Today, that restlessness came bounding out of me as irritability and frustration with a whole host of small things gone wrong: mistakes, noises, breakages, injuries. After dinner, I put one of my favorite mugs into the microwave to heat up water for tea (because, remember, my electric kettle blew up two weeks ago). I went off to the bathroom. A minute later, I heard what sounded like the mug's breaking. Returning to the kitchen, I found that the mug was empty. What had happened to the water? ... Had there been water? No indeed. Later, showing my Clevelander student (who is about to depart for Adventures Elsewhere) what had happened to the mug, I ran my index finger over the main crack inside the mug--which, as it turns out, didn't break and fall apart but instead had its glaze shattered in the microwave. Suddenly, I cried out: a splinter of the glaze, or of the ceramic, or something, had lodged itself under the pad of my index finger. It's still there, poking me. I'm hopeful that it will grow out of my skin (unlike the piece of graphite that's still in there, higher up on my fingerprint, a full five years after I accidentally lodged it there after someone's job talk at my old job).

At some point, I decided that I should retreat to my red chair and stop touching anything besides my books and papers, and that decision yielded some good things for tomorrow--as well as a reduced number of breakages for tonight.

I didn't do so much in the way of photography today: the press of time is just so great right now. Everything happens right now, for good and ill.

Settling up.


This week, I have been back on the job--on my job, here, in this place, which is not like any other academic place that I know about. I realized this evening that I've been thinking of my work as though it's taking place in some abstract academic universe, and so I've been worrying over things that I don't need to worry about. Some of that is going away as I remember where I am and get reabsorbed in how my life here goes. Great fermentation is happening as the semester's beginning approaches.

Tonight found me standing on my brand spanking new red Kik-Step stool, searching through the books on my theory shelf, finding what I've got on gender. My own spaces are becoming the libraries I have always loved: I climb on stools, I thumb through books, I make piles and move them from table to table, from building to building.

I have given up on the possibility of a celebratory post keyed to a number. For now, it has to be enough that I'm making it here at all. I'm keeping the lifeline spooling. But for now, I'm needed elsewhere; for now, that is, I need myself elsewhere most of the time.

In twenty-four hours, it will be the night before classes.

When you don't hear from me...


These days, it's all about the newness.


Which means that #1001 will have to be the celebratory one. Mostly, my brain is full to overflowing: new young people, returned colleagues, the new (oh, so fast!) computer, the ongoing process of trying to resettle myself materially, the insanity of a calendar that's already overcrowded. The backhoe outside my office window.


No zooming necessary there.
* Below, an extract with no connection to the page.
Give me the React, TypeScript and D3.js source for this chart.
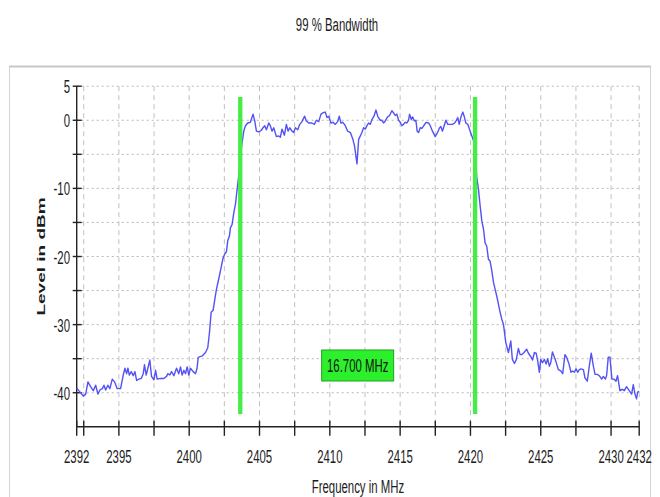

Strangely, I find myself more easily able to deal with construction sounds than with the voices of nearby people.

I fantasize that the beginning of classes on Thursday will make things feel a bit more calm.

The grand eve.


This time tomorrow, I will have met my newest young people, and I will have given them and all (yes, all) of their classmates some kind of rousing talk about making this little place home, and about accumulating homes. I think that I am collecting homes. I will thread them like beads, finger them on a stoop somewhere.
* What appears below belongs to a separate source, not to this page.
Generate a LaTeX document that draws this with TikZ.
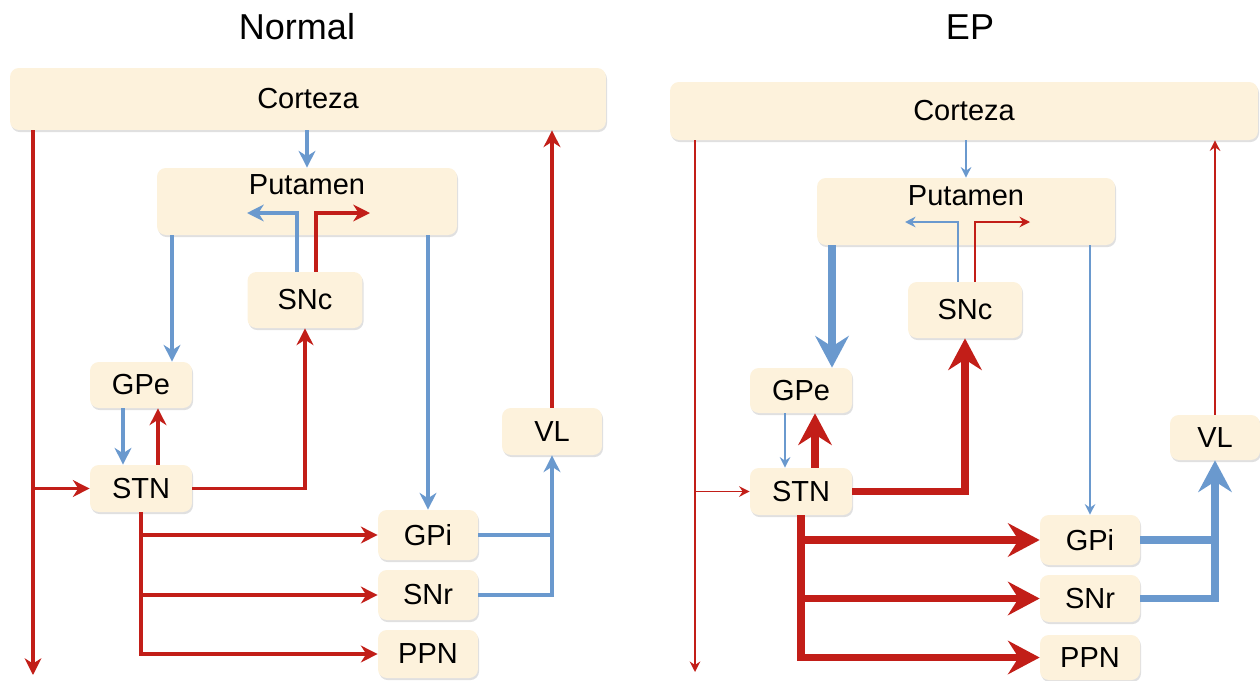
\documentclass[tikz,border=0pt]{standalone}
\usepackage{fontspec}
\setmainfont{Liberation Sans}
\usetikzlibrary{arrows.meta,shadows}
\definecolor{redln}{RGB}{194,30,24}
\definecolor{blueln}{RGB}{106,153,206}
\definecolor{boxfill}{RGB}{253,242,220}

\begin{document}
\begin{tikzpicture}[x=0.02cm, y=-0.02cm,
    box/.style={fill=boxfill, rounded corners=5pt, inner sep=0pt,
        drop shadow={shadow xshift=0.6pt, shadow yshift=-1.2pt, opacity=0.3, fill=black!40},
        font=\fontsize{16.5}{19}\selectfont},
    boxlbl/.style={anchor=center, font=\fontsize{16.5}{19}\selectfont},
    ttl/.style={font=\fontsize{20.5}{24}\selectfont},
    rd/.style={draw=redln, line width=2pt, -{Stealth[length=9.5pt, width=9.5pt, inset=3pt]}},
    bl/.style={draw=blueln, line width=2pt, -{Stealth[length=9.5pt, width=9.5pt, inset=3pt]}},
    rdthin/.style={draw=redln, line width=1.1pt, -{Stealth[length=6pt, width=6pt, inset=2pt]}},
    blthin/.style={draw=blueln, line width=1.1pt, -{Stealth[length=6pt, width=6pt, inset=2pt]}},
    rdthick/.style={draw=redln, line width=4.5pt, -{Stealth[length=18pt, width=19pt, inset=6pt]}},
    blthick/.style={draw=blueln, line width=4.5pt, -{Stealth[length=18pt, width=19pt, inset=6pt]}}]
    \useasboundingbox (0,0) rectangle (1260,680);

    \node[ttl] (ttlL) at (297,27) {Normal};
    \node[box, minimum width=11.92cm, minimum height=1.24cm] (ctxL) at (308,99) {Corteza};
    \node[box, minimum width=6cm, minimum height=1.34cm,
        label={[boxlbl, yshift=-0.34cm]north:Putamen}] (putL) at (307,201.5) {};
    \node[box, minimum width=2.3cm, minimum height=1.12cm] (snL) at (305,300) {SNc};
    \node[box, minimum width=2.04cm, minimum height=0.92cm] (gpeL) at (141,385) {GPe};
    \node[box, minimum width=2.04cm, minimum height=0.94cm] (stnL) at (141,488.5) {STN};
    \node[box, minimum width=2cm, minimum height=1cm] (gpiL) at (428,535) {GPi};
    \node[box, minimum width=2cm, minimum height=1cm] (snrL) at (428,595) {SNr};
    \node[box, minimum width=2cm, minimum height=0.96cm] (ppnL) at (428,654) {PPN};
    \node[box, minimum width=2cm, minimum height=0.94cm] (vlL) at (552,431.5) {VL};

    \coordinate (botL) at (33,675);
    \coordinate (lnA) at (172,0);
    \coordinate (lnB) at (123,0);
    \coordinate (lnC) at (158,0);
    \coordinate (tipBL) at (247,213);
    \coordinate (tipRL) at (370,213);

    \draw[rd] (ctxL.south -| botL) -- (botL);
    \draw[rd] (botL |- stnL.west) -- (stnL.west);
    \draw[bl] (ctxL.south -| putL.north) -- (putL.north);
    \draw[bl] (putL.south -| lnA) -- (gpeL.north -| lnA);
    \draw[bl] (gpeL.south -| lnB) -- (stnL.north -| lnB);
    \draw[rd] (stnL.north -| lnC) -- (gpeL.south -| lnC);
    \draw[rd] (stnL.east) -| (snL.south);
    \draw[bl] ([xshift=-0.16cm]snL.north) |- (tipBL);
    \draw[rd] ([xshift=0.22cm]snL.north) |- (tipRL);
    \draw[bl] (putL.south -| gpiL.north) -- (gpiL.north);
    \draw[rd] (stnL.south) |- (ppnL.west);
    \draw[rd] (stnL.south |- gpiL.west) -- (gpiL.west);
    \draw[rd] (stnL.south |- snrL.west) -- (snrL.west);
    \draw[bl, -] (gpiL.east) -- (gpiL.east -| vlL.south);
    \draw[bl] (snrL.east) -| (vlL.south);
    \draw[rd] (vlL.north) -- (vlL.north |- ctxL.south);

    \node[ttl] (ttlR) at (970,27) {EP};
    \node[box, minimum width=11.76cm, minimum height=1.16cm] (ctxR) at (964,111) {Corteza};
    \node[box, minimum width=5.96cm, minimum height=1.34cm,
        label={[boxlbl, yshift=-0.36cm]north:Putamen}] (putR) at (966,211.5) {};
    \node[box, minimum width=2.28cm, minimum height=1.12cm] (snR) at (965,310) {SNc};
    \node[box, minimum width=2.04cm, minimum height=0.9cm] (gpeR) at (801,390.5) {GPe};
    \node[box, minimum width=2.04cm, minimum height=0.94cm] (stnR) at (801,491.5) {STN};
    \node[box, minimum width=2cm, minimum height=1cm] (gpiR) at (1090,540) {GPi};
    \node[box, minimum width=2cm, minimum height=0.94cm] (snrR) at (1090,598.5) {SNr};
    \node[box, minimum width=2cm, minimum height=0.9cm] (ppnR) at (1090,657.5) {PPN};
    \node[box, minimum width=1.8cm, minimum height=0.9cm] (vlR) at (1215,437.5) {VL};

    \coordinate (botR) at (695,672);
    \coordinate (lnD) at (832,0);
    \coordinate (lnE) at (785,0);
    \coordinate (lnF) at (815,0);
    \coordinate (tipBR) at (905,222);
    \coordinate (tipRR) at (1030,222);

    \draw[rdthin] (ctxR.south -| botR) -- (botR);
    \draw[rdthin] (botR |- stnR.west) -- (stnR.west);
    \draw[blthin] (ctxR.south -| putR.north) -- (putR.north);
    \draw[blthick] (putR.south -| lnD) -- (gpeR.north -| lnD);
    \draw[blthin] (gpeR.south -| lnE) -- (stnR.north -| lnE);
    \draw[rdthick] (stnR.north -| lnF) -- (gpeR.south -| lnF);
    \draw[rdthick] (stnR.east) -| (snR.south);
    \draw[blthin] ([xshift=-0.14cm]snR.north) |- (tipBR);
    \draw[rdthin] ([xshift=0.2cm]snR.north) |- (tipRR);
    \draw[blthin] (putR.south -| gpiR.north) -- (gpiR.north);
    \draw[rdthick] (stnR.south) |- (ppnR.west);
    \draw[rdthick] (stnR.south |- gpiR.west) -- (gpiR.west);
    \draw[rdthick] (stnR.south |- snrR.west) -- (snrR.west);
    \draw[blthick, -] (gpiR.east) -- (gpiR.east -| vlR.south);
    \draw[blthick] (snrR.east) -| (vlR.south);
    \draw[rdthin] (vlR.north) -- (vlR.north |- ctxR.south);
\end{tikzpicture}
\end{document}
And this time tomorrow, I will be writing (or will have written) my one thousandth post here, my favorite stoop.

I beg to differ.


When I saw this message writ large on the departmental chalkboard this morning, I knew that none of my colleagues had written it, because we are not liars.

This evening, I re-learned the joys of SPLASHING. Splashing in the sink! Splashing with the faucet! Splashing while holding a toothbrush! Splashing whilst someone stealthily washes your entire body without removing your clothing! (That last part was just me: the little one kept on pishposhsplishsploshing in the water at her feet; I sang her a song about how I was washing her ankles! and her toes! and her neck! and her ears!) This evening, she learned an ON/OFF game with hats. She also learned that flowered shorts make excellent floppy hats and can even prompt one's parents to don a towel-bandanna and a colander, just so everyone can wear a hat before dinner.
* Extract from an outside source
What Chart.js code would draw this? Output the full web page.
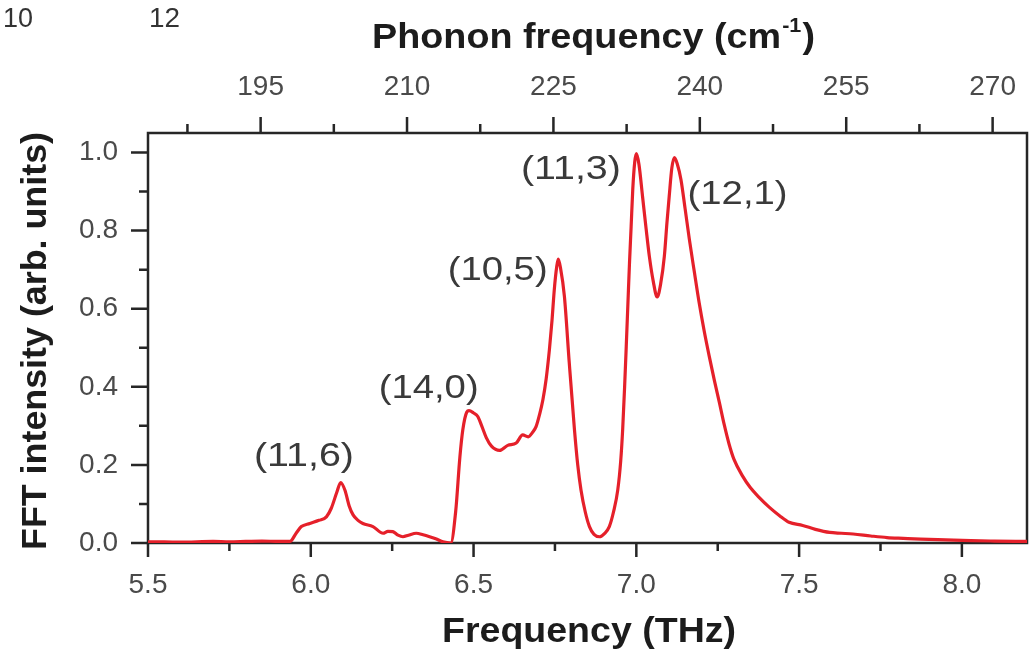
<!DOCTYPE html>
<html><head><meta charset="utf-8">
<script src="https://cdn.jsdelivr.net/npm/chart.js@4.4.1/dist/chart.umd.min.js"></script>
<style>html,body{margin:0;padding:0;background:#fff;}#wrap{width:1029px;height:652px;}</style>
</head><body><div id="wrap"><canvas id="c" width="1029" height="652"></canvas></div>
<script>
// ---- data ----
const freqTHz = [5.50,5.55,5.60,5.65,5.70,5.75,5.80,5.85,5.90,5.936,5.955,5.971,5.997,6.025,6.048,6.063,6.080,6.092,6.105,6.118,6.130,6.145,6.160,6.191,6.222,6.237,6.252,6.268,6.283,6.300,6.324,6.345,6.365,6.386,6.406,6.430,6.445,6.458,6.467,6.479,6.486,6.500,6.513,6.525,6.539,6.555,6.580,6.605,6.631,6.651,6.668,6.680,6.692,6.703,6.713,6.723,6.733,6.741,6.748,6.755,6.760,6.767,6.779,6.794,6.810,6.820,6.830,6.843,6.856,6.870,6.887,6.902,6.917,6.930,6.943,6.952,6.958,6.964,6.969,6.974,6.979,6.984,6.989,6.995,7.000,7.008,7.019,7.030,7.040,7.052,7.064,7.075,7.086,7.094,7.101,7.109,7.117,7.126,7.137,7.150,7.163,7.178,7.193,7.208,7.224,7.240,7.255,7.270,7.285,7.300,7.326,7.350,7.377,7.408,7.440,7.469,7.511,7.550,7.594,7.630,7.666,7.720,7.770,7.820,7.873,7.950,8.028,8.100,8.200];
const intensity = [0.003,0.003,0.002,0.003,0.004,0.003,0.004,0.005,0.004,0.004,0.025,0.042,0.050,0.058,0.067,0.089,0.130,0.155,0.135,0.095,0.072,0.058,0.050,0.042,0.025,0.030,0.029,0.020,0.016,0.020,0.025,0.021,0.016,0.010,0.003,0.000,0.080,0.220,0.290,0.335,0.339,0.333,0.324,0.300,0.270,0.248,0.237,0.250,0.256,0.277,0.272,0.282,0.298,0.330,0.367,0.420,0.495,0.570,0.649,0.705,0.727,0.705,0.632,0.461,0.290,0.200,0.136,0.080,0.042,0.022,0.016,0.024,0.042,0.080,0.136,0.210,0.290,0.400,0.503,0.610,0.717,0.810,0.905,0.975,0.997,0.970,0.888,0.805,0.734,0.670,0.630,0.665,0.734,0.820,0.888,0.960,0.987,0.970,0.931,0.855,0.777,0.695,0.615,0.545,0.478,0.415,0.360,0.303,0.253,0.214,0.172,0.142,0.117,0.092,0.070,0.053,0.045,0.035,0.027,0.025,0.023,0.018,0.014,0.012,0.010,0.008,0.006,0.005,0.004];
const xTickValues = [5.5,6.0,6.5,7.0,7.5,8.0];
const yTickValues = [0.0,0.2,0.4,0.6,0.8,1.0];
const topTickValues = [195,210,225,240,255,270];
const peakLabels = ['(11,6)','(14,0)','(10,5)','(11,3)','(12,1)'];
const peakLabelX = [5.979,6.362,6.574,6.799,7.311];
const peakLabelY = [0.228,0.402,0.704,0.963,0.899];
const THZ_TO_CM = 33.35641;
const X_MIN = 5.5, X_MAX = 8.2, Y_MIN = 0, Y_MAX = 1.05;

const points = freqTHz.map((f,i)=>({x:f,y:intensity[i]}));
const FONT = '"Liberation Sans", Arial, sans-serif';

function mids(arr, step, lo, hi){
  const out=[]; for(let i=0;i<arr.length;i++){ const a=arr[i]-step/2, b=arr[i]+step/2;
    if(a>=lo && !out.includes(a)) out.push(a); if(b<=hi && !out.includes(b)) out.push(b);} return out;
}

function drawScaled(ctx, text, x, y, font, targetW, color, align){
  ctx.save(); ctx.font = font; ctx.fillStyle = color; ctx.textBaseline='alphabetic';
  const w = ctx.measureText(text).width; const s = targetW ? targetW/w : 1;
  let left = x; if(align==='center') left = x - w*s/2;
  ctx.translate(left, y); ctx.scale(s,1); ctx.textAlign='left'; ctx.fillText(text,0,0); ctx.restore();
}

const framePlugin = {
  id:'frame',
  beforeDatasetsDraw(chart){
    const {ctx, chartArea:a, scales} = chart;
    ctx.save();
    ctx.strokeStyle='#262626'; ctx.lineWidth=2.5; ctx.lineCap='butt';
    ctx.strokeRect(a.left, a.top, a.right-a.left, a.bottom-a.top);
    const MJ=15, MN=9;
    ctx.beginPath();
    yTickValues.forEach(v=>{const y=scales.y.getPixelForValue(v); ctx.moveTo(a.left-MJ-2,y); ctx.lineTo(a.left,y);});
    mids(yTickValues,0.2,Y_MIN,Y_MAX).forEach(v=>{const y=scales.y.getPixelForValue(v); ctx.moveTo(a.left-MN,y); ctx.lineTo(a.left,y);});
    xTickValues.forEach(v=>{const x=scales.x.getPixelForValue(v); ctx.moveTo(x,a.bottom); ctx.lineTo(x,a.bottom+MJ-1);});
    mids(xTickValues,0.5,X_MIN,X_MAX).forEach(v=>{const x=scales.x.getPixelForValue(v); ctx.moveTo(x,a.bottom); ctx.lineTo(x,a.bottom+MN-1);});
    topTickValues.forEach(v=>{const x=scales.x2.getPixelForValue(v); ctx.moveTo(x,a.top); ctx.lineTo(x,a.top-MJ-1);});
    mids(topTickValues,15,X_MIN*THZ_TO_CM,X_MAX*THZ_TO_CM).forEach(v=>{const x=scales.x2.getPixelForValue(v); ctx.moveTo(x,a.top); ctx.lineTo(x,a.top-MN);});
    ctx.stroke();
    ctx.restore();
  },
  afterDraw(chart){
    const {ctx, scales} = chart;
    drawScaled(ctx,'Frequency (THz)',589,642,'bold 35px '+FONT,294,'#1c1c1c','center');
    ctx.save();
    const f1='bold 35px '+FONT, f2='bold 20px '+FONT;
    ctx.font=f1; const wA=ctx.measureText('Phonon frequency (cm').width, wC=ctx.measureText(')').width;
    ctx.font=f2; const wB=ctx.measureText('-1').width;
    const total=wA+wB+wC+2, target=443, s=target/total;
    ctx.translate(372,48); ctx.scale(s,1); ctx.fillStyle='#1c1c1c'; ctx.textAlign='left'; ctx.textBaseline='alphabetic';
    ctx.font=f1; ctx.fillText('Phonon frequency (cm',0,0);
    ctx.font=f2; ctx.fillText('-1',wA+1,-16);
    ctx.font=f1; ctx.fillText(')',wA+wB+2,0);
    ctx.restore();
    ctx.save(); ctx.translate(46,341); ctx.rotate(-Math.PI/2);
    drawScaled(ctx,'FFT intensity (arb. units)',0,0,'bold 35px '+FONT,418,'#1c1c1c','center');
    ctx.restore();
    peakLabels.forEach((t,i)=>{
      const x=scales.x.getPixelForValue(peakLabelX[i]); const y=scales.y.getPixelForValue(peakLabelY[i]);
      drawScaled(ctx,t,x,y+12,'33px '+FONT,100,'#3a3a3a','center');
    });
    drawScaled(ctx,'10',3,27,'27px '+FONT,30,'#333','left');
    drawScaled(ctx,'12',149,27,'27px '+FONT,31,'#333','left');
  }
};

const tickFont = {family:FONT, size:28, lineHeight:1.2};
const zeroPad = s=>{s.paddingLeft=0; s.paddingRight=0; s.paddingTop=0; s.paddingBottom=0;};
new Chart(document.getElementById('c'), {
  type:'line',
  data:{datasets:[{data:points, borderColor:'#e5202a', borderWidth:3.2, pointRadius:0, fill:false, cubicInterpolationMode:'monotone', xAxisID:'x', yAxisID:'y'}]},
  options:{
    responsive:false, animation:false, devicePixelRatio:1,
    layout:{padding:{left:0,right:2,top:0,bottom:0}},
    plugins:{legend:{display:false}, tooltip:{enabled:false}},
    scales:{
      x:{type:'linear', position:'bottom', min:X_MIN, max:X_MAX,
         afterBuildTicks:s=>{s.ticks=xTickValues.map(v=>({value:v}));},
         afterFit:s=>{s.height=109; zeroPad(s);},
         grid:{display:false, drawTicks:false, tickLength:0}, border:{display:false},
         ticks:{font:tickFont, color:'#4a4a4a', padding:25, maxRotation:0, autoSkip:false, callback:v=>v.toFixed(1)}},
      x2:{type:'linear', position:'top', min:X_MIN*THZ_TO_CM, max:X_MAX*THZ_TO_CM,
         afterBuildTicks:s=>{s.ticks=topTickValues.map(v=>({value:v}));},
         afterFit:s=>{s.height=133; zeroPad(s);},
         grid:{display:false, drawTicks:false, tickLength:0}, border:{display:false},
         ticks:{font:tickFont, color:'#4a4a4a', padding:29, maxRotation:0, autoSkip:false, callback:v=>String(v)}},
      y:{type:'linear', position:'left', min:Y_MIN, max:Y_MAX,
         afterBuildTicks:s=>{s.ticks=yTickValues.map(v=>({value:v}));},
         afterFit:s=>{s.width=148; zeroPad(s);},
         grid:{display:false, drawTicks:false, tickLength:0}, border:{display:false},
         ticks:{font:tickFont, color:'#4a4a4a', padding:30, autoSkip:false, callback:v=>v.toFixed(1)}}
    }
  },
  plugins:[framePlugin]
});
</script></body></html>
See how it is that I know that we do rule, in and out of school? Yeah. I thought you did.

More welcome.


I didn't forget about him: first it took some time to see him, and then it took some time to photograph him, and then I wanted the right moment, which is tonight, following yet another fest of welcome: the first all-faculty dinner of the year. Which means that the year is now underway. Which means, even more now, that I really am home--even if I did slip and say today, of my $8.50 lunch, "I could never have gotten this for £4.25 at home!" "At home, eh?" my badass compatriot said.

Yeah, busted. Ah well.

Out for dinner.


Tonight, on the first night of the rest of my life, my newly Ohioan partner in badassery and I sped off into the countryside, heading to my favorite Loudonville eatery--only to find that it's moved on up the road to Wooster. I suppose that when you haven't been to a place in a year, you should call to make sure it's still there before you leave your own town. Fortunately, its place has been taken by a café that's also quite nice, if not quite the old Broken Rocks. Sated with our happy dinners, we sped homeward once again: she had the small girl to care for; I had an impending plumbing disaster (though I didn't know it yet).

When I saw how excellent the sunset was getting, she said, "Do you want me to pull over?" Because she knew: what I wanted, more than anything, was to shoot it, even if I couldn't quite make the perfect foreground register, even if the pastels in the sky weren't quite going to come right. She just knew, and that was just what I needed.